In residential real estate, you'll see downsizing empty nesters who price their house not based on comps but based on the amount of money they "need" to achieve their plans. Same thing.

The baby boomers were definitely planning to sell overpriced assets to younger generations to fund their retirements. Oops.

The comparison to Japan is apt. What happened in 2000-2010 is that we hit the same worker/retiree inflection point that Japan hit in 1990. Basically we will follow their trajectory with about a 20 year lag.

Money printing makes no difference. The BOJ has printed oodles of yen since their demographic collapse started - 4x increase in monetary base since 1990.

The Nikkei fell 65% anyway (75% peak to trough) AND - best part - their 10 year bond yields 60 bps. Their 30 year yields 1.6%.

Check this out: the Japanese price index has not changed in 20 years: http://research.stlouisfed.org/fred2/graph/?s[1][id]=JPNCPIALLMINMEI

Long term view: http://research.stlouisfed.org/fred2/series/JPNCPIALLMINMEI

Mark, you should do a chart on your blog of Japanese monetary base versus consumer price index (not rate of change).

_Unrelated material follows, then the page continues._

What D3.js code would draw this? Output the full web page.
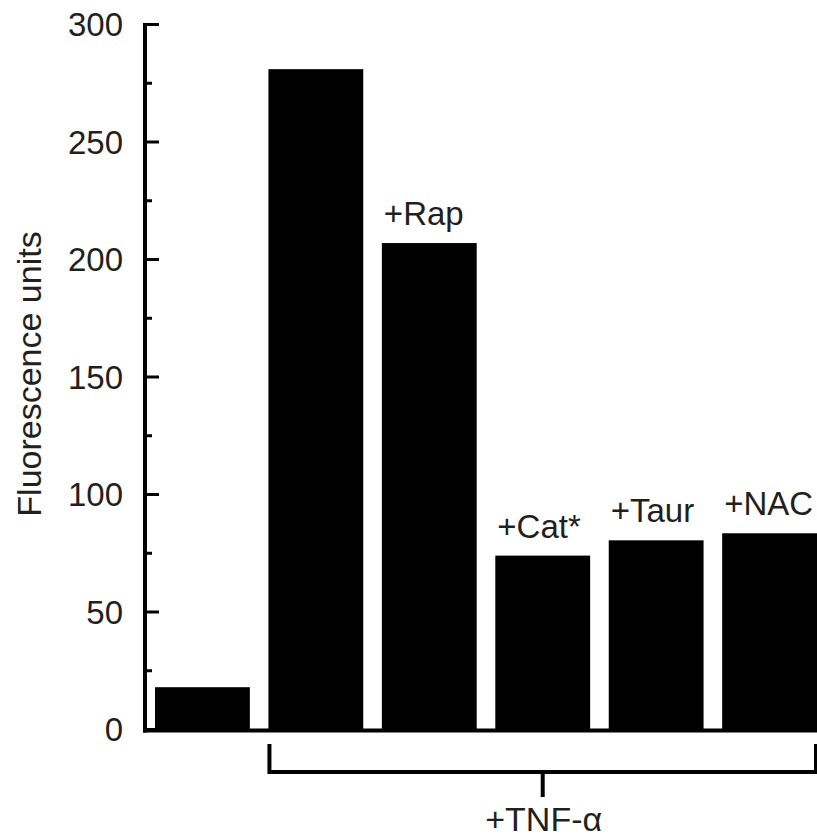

inc monetary bas != inc CPI

In fact, an increase in monetary base and a fall in the inflation rate both look like dependent variables of population!!

CP said...

Can move this thread here:

http://www.creditbubblestocks.com/2014/02/the-avaricious-baby-boomers-failure-to.html

John said...

"In residential real estate, you'll see downsizing empty nesters who price their house not based on comps but based on the amount of money they "need" to achieve their plans. Same thing.

The baby boomers were definitely planning to sell overpriced assets to younger generations to fund their retirements. Oops."

Timing gentlemen, timing!!

The youngest boomers are 50 years old, the oldest are 69 years old.

There is still time for the lead edge of the baby boom to sell their assets to the younger boomers, age 55.

In about seven years when half the boomers are above age 65 all hell will break loose as the mass of boomers discover that the capital they have saved (and parked foolishly in housing and common stocks) must last them 20 more years.

Demographics is destiny and nothing can be done to change it since all of the actors in this drama have already been born.

Anonymous said...

The younger baby boomers - who grew up watching mind numbing color TV nonstop - are the ultimate conformists and dumb money.